Turkey's exports reached $12.6 billion with an increase of 6.7 percent in October compared to the same month of last year. The figure is the highest amount exported by Turkey in the month of October since the establishment of the Republic in 1923. Economy Minister Nihat Zeybekci, speaking about the figures, stated that 15 cities' exports reached over $100 million in October and noted, "48 cities succeeded in exporting over $100 million from January to October this year." In the January-October period, the top five countries that Turkey exported to were Germany, England, Iraq, Italy and the U.S.
The Turkish Exporters' Assembly (TİM) released its data on Saturday, boosting optimism that the country will cut its budget deficit. In September, Turkey's trade deficit narrowed to $6.9 billion, down from $8.4 billion for the same month in 2013. TurkStat reported this 8.4 percent decrease after a widening in August. The deficit gap had previously narrowed seven months in a row from the start of 2014.
In the last 12 months, Turkish exports rose by 5.3 percent to reach more than $158.5 billion, an increase from $150.5 for the same period across 2012-2013.
The Turkish automotive industry led exports with a 13.6 percent total this month. This sector led exports for the last 12 months, accounting for 14.2 percent of exports. Exported automotive goods have been valued at more than $22 billion since October 2013.
Turkey is eyeing a $160.5 billion revised year-end exports goal for 2014.
Exporters performed well across the first 10 months of 2014 with an average increase of 5.6 percent; total exports stood at over $131 billion in October, compared to the same 10-month period in 2013. Germany, the EU's largest economy, continued to account for the biggest share of Turkish exports, with an increase of 11 percent in October compared with the same month last year. Turkish exports to the EU as a whole surged by 8.2 percent. The head of the Turkish Exporters' Assembly, Mehmet Büyükekşi, said on Saturday that the organization was following "signals of recession" in the EU region as the 28-nation bloc will have an important role in Turkey achieving its 2015 exporting goals.

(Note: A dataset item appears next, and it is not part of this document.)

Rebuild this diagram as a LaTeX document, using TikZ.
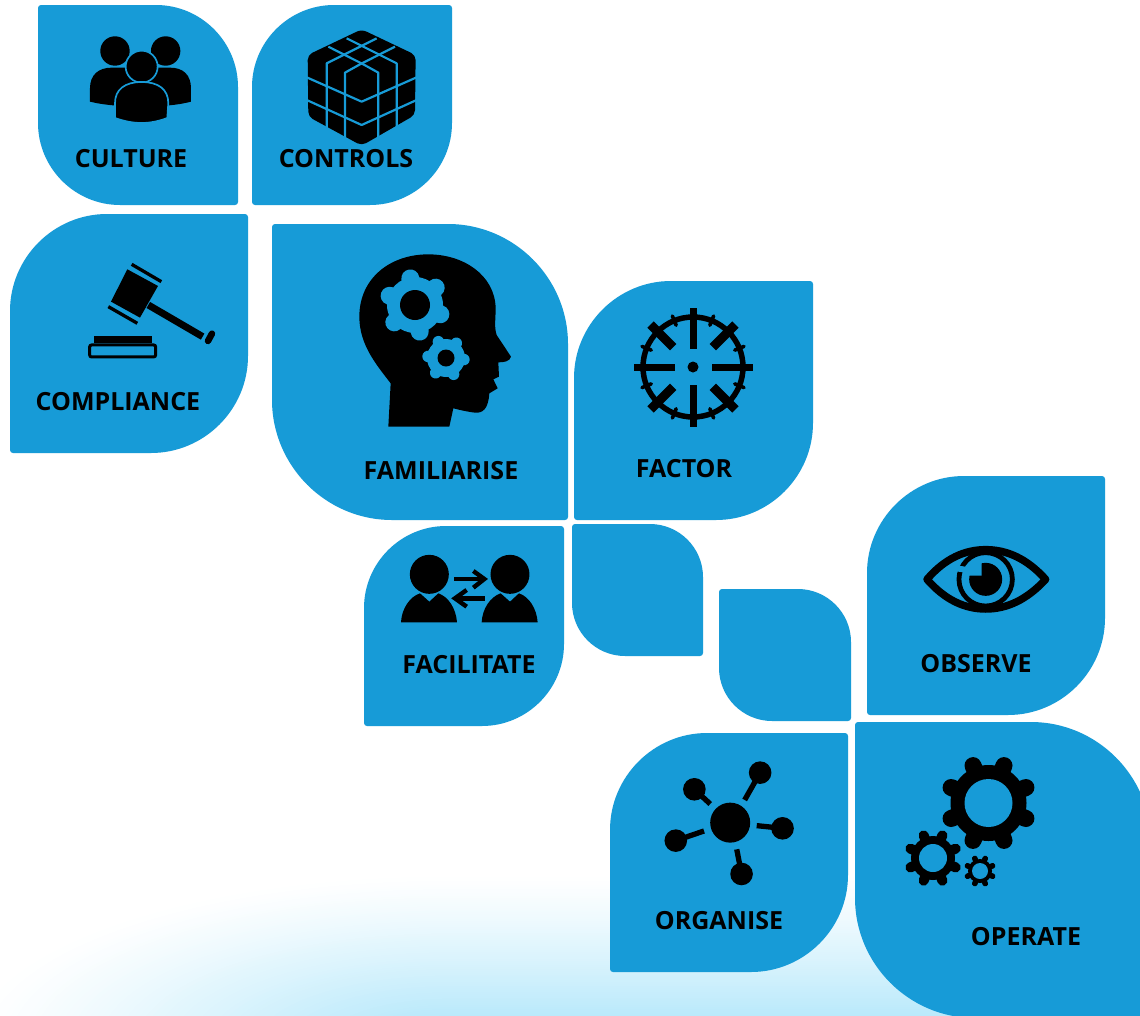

Exports to Iraq followed a downward pattern, with a 23 percent decrease this month after the country was stunned by an offensive launched by ISIS in June this year.
Egypt, at odds with Turkey, has declared that it will not extend an agreement that allowed Turkish ships to use its harbors to transport goods across the Middle East. Nevertheless, this month Turkish exports to Egypt surged by 72 percent compared to last October. Büyükekşi said Turkey's losses from the drop in exports to Iraq are around $800 million, as the Middle Eastern country was the second-largest export destination for Turkey until the recent surge in violence.
"Concerns over a recession in the EU, soaring geopolitical risks and rate fluctuations in emerging economies due to [the United States'] Fed's expected decision are the three main reasons for the slow economic growth," said Büyükekşi.